Greenside bunkers are bunkers that are located adjacent to the green. Unlike fairway bunkers, greenside bunkers are placed to penalize golfers who hit errant shots when hitting toward the green. Although not ideal to hit into, greenside bunkers can also provide a benefit to you by providing a backstop to errant shots that might end up in even worse situations, such as a water hazard or out of play completely, causing even worse penalties. In order to successfully navigate a greenside bunker you will need to use a different club than a fairway bunker. The most common club used is a sand wedge. Similar to fairway bunkers, greenside bunkers are official hazards and you will not be able to ground your club before taking another shot.
If you find yourself in a greenside bunker you will need to make a few adjustments to your next shot to successfully get out of it. First, you should aim to hit the sand behind ball instead of the ball itself. The best club to do this is the sand wedge. Next, choking down on the club and widening your stance are two more steps to incorporate into your bunker swing to improve your chances of success.
Last but definitely not least in terms of difficulty we come to the waste bunker. Waste bunkers are not official types of hazards. Waste bunkers are usually found on links courses and similar to other types of bunkers are filled with sand. They are also easy to notice as waste bunkers are fairly large and sometimes define the contours of the hole you are golfing. Because waste bunkers are not officially designated hazards, you will be able to ground your club and also clean off any dirt or other small impurities from around the ball while setting up for a shot.
We’ve gone over the main types of bunkers, but keep in mind that these are broad definitions. Bunkers come in all shapes, slopes, sizes, and difficulties.
For example, one hole might contain bunkers with steeper than normal slopes, while the next almost flat ones. Sand in the bunker can also become wet, or compact, which adds more variety to the challenge.

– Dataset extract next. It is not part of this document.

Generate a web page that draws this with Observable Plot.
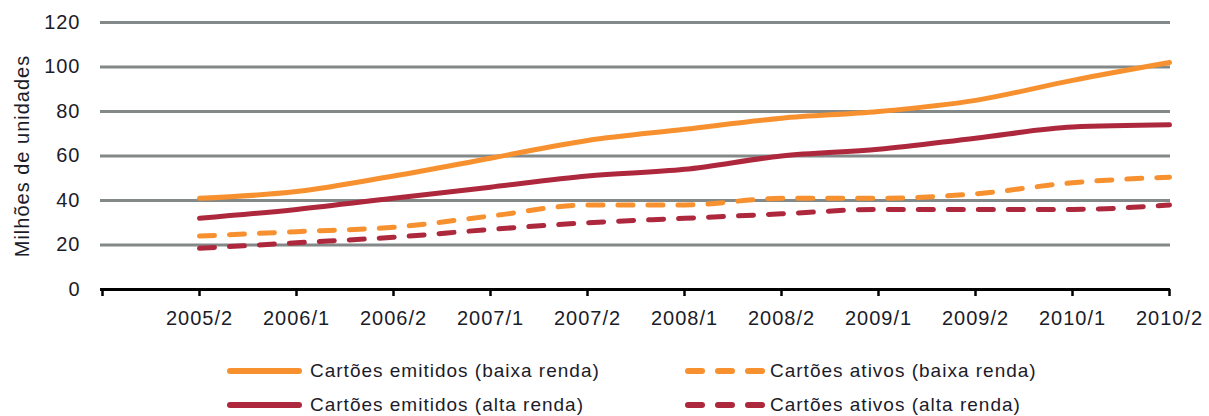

Conclusion: What is a Bunker in Golf?
We hope you have enjoyed reading the basic characteristics of what golf bunker is, and the small tips provided to help you get through each type during your golfing career. In summary golf bunkers can be quickly defined as:
- A man made hazard, or “trap” designed to increase the difficulty of a particular hole
- Filled with sand
- Come in three main types: Fairway, Greenside, or Waste.
- Fairway and Greenside bunkers do not allow grounding of the ball before your next shot, but Waste bunkers do
- Golfers can use bunkers as visual aids to help guide them through the hole and to the green.
- Each bunker is unique, and requires you to adjust your club, swing and stance to successfully navigate them.
Although they may seem intimidating at first, once you become familiar with the different types of bunkers and what it takes to get past them, the process becomes much easier with time. Happy golfing!